» Task input
>>>>>

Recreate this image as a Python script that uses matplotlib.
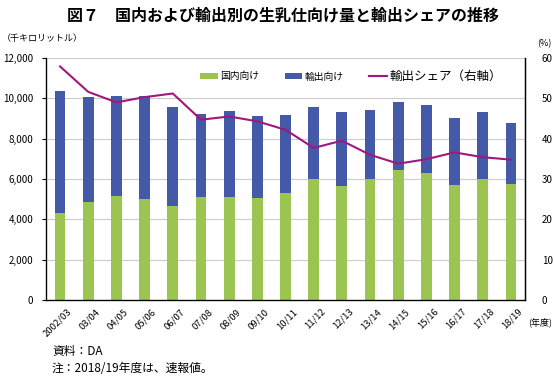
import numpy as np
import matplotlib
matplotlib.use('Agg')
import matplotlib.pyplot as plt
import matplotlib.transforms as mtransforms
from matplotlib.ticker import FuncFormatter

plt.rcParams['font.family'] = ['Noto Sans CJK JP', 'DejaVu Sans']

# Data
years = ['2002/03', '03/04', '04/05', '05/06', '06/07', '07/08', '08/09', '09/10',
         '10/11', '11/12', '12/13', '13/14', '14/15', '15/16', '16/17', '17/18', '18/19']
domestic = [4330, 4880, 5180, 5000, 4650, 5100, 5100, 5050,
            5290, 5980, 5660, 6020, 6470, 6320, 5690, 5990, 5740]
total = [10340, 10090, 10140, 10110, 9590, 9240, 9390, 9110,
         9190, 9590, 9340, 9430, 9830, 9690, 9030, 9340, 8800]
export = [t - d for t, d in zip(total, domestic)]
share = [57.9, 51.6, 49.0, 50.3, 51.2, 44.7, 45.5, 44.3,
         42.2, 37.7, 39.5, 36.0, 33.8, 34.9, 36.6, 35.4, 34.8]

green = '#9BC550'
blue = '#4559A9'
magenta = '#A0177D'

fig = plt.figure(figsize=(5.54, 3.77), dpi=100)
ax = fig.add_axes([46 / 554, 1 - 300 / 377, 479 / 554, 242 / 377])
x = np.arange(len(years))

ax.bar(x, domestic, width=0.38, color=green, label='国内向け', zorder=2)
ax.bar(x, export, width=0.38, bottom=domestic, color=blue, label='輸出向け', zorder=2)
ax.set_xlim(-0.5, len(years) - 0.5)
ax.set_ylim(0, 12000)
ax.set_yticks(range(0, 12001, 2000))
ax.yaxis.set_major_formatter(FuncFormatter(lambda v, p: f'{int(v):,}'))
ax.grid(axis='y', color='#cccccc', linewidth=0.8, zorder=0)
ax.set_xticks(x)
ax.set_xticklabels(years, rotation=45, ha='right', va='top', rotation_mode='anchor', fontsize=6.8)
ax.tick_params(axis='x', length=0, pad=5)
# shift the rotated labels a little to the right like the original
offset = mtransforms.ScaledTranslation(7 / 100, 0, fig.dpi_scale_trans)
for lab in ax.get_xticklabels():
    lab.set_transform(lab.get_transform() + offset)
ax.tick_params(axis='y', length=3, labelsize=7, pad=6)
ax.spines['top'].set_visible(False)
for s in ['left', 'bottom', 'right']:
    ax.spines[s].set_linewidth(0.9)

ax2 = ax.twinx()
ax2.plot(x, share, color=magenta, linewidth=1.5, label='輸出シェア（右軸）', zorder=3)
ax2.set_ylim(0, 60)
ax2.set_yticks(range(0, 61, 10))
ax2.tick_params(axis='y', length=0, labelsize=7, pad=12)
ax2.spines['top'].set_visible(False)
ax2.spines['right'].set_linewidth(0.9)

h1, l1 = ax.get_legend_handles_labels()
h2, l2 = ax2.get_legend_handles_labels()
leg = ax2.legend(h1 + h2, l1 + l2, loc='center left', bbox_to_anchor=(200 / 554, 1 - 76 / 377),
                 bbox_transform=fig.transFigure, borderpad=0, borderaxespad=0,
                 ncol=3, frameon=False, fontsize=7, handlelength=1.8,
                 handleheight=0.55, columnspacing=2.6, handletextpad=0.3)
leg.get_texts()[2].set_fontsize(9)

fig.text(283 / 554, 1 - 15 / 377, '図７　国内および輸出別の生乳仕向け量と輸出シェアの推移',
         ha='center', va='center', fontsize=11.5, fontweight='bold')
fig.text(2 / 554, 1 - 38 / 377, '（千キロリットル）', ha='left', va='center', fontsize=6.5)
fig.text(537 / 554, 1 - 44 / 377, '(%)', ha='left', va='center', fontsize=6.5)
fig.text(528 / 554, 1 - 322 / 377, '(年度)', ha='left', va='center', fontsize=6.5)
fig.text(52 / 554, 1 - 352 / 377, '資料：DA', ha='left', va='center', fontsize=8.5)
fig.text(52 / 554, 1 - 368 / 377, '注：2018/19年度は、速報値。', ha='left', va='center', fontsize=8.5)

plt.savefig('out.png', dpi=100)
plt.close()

<<<<<
>>>>>

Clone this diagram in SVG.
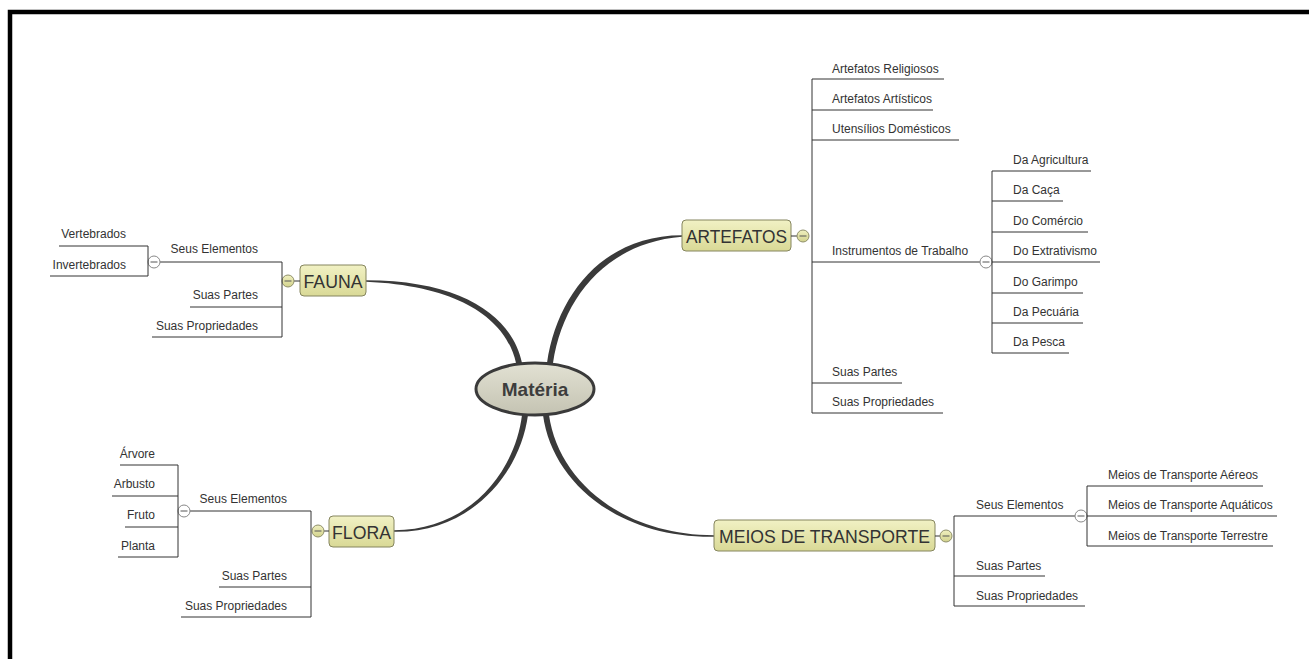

<<<<<

» Challenge
Repeat only the lines from the one with "Recreate this image" down to the one with "x = np.arange(len(years))", word for word and both included, and leave the pictures out.

» Exercise output
Recreate this image as a Python script that uses matplotlib.
import numpy as np
import matplotlib
matplotlib.use('Agg')
import matplotlib.pyplot as plt
import matplotlib.transforms as mtransforms
from matplotlib.ticker import FuncFormatter

plt.rcParams['font.family'] = ['Noto Sans CJK JP', 'DejaVu Sans']

# Data
years = ['2002/03', '03/04', '04/05', '05/06', '06/07', '07/08', '08/09', '09/10',
         '10/11', '11/12', '12/13', '13/14', '14/15', '15/16', '16/17', '17/18', '18/19']
domestic = [4330, 4880, 5180, 5000, 4650, 5100, 5100, 5050,
            5290, 5980, 5660, 6020, 6470, 6320, 5690, 5990, 5740]
total = [10340, 10090, 10140, 10110, 9590, 9240, 9390, 9110,
         9190, 9590, 9340, 9430, 9830, 9690, 9030, 9340, 8800]
export = [t - d for t, d in zip(total, domestic)]
share = [57.9, 51.6, 49.0, 50.3, 51.2, 44.7, 45.5, 44.3,
         42.2, 37.7, 39.5, 36.0, 33.8, 34.9, 36.6, 35.4, 34.8]

green = '#9BC550'
blue = '#4559A9'
magenta = '#A0177D'

fig = plt.figure(figsize=(5.54, 3.77), dpi=100)
ax = fig.add_axes([46 / 554, 1 - 300 / 377, 479 / 554, 242 / 377])
x = np.arange(len(years))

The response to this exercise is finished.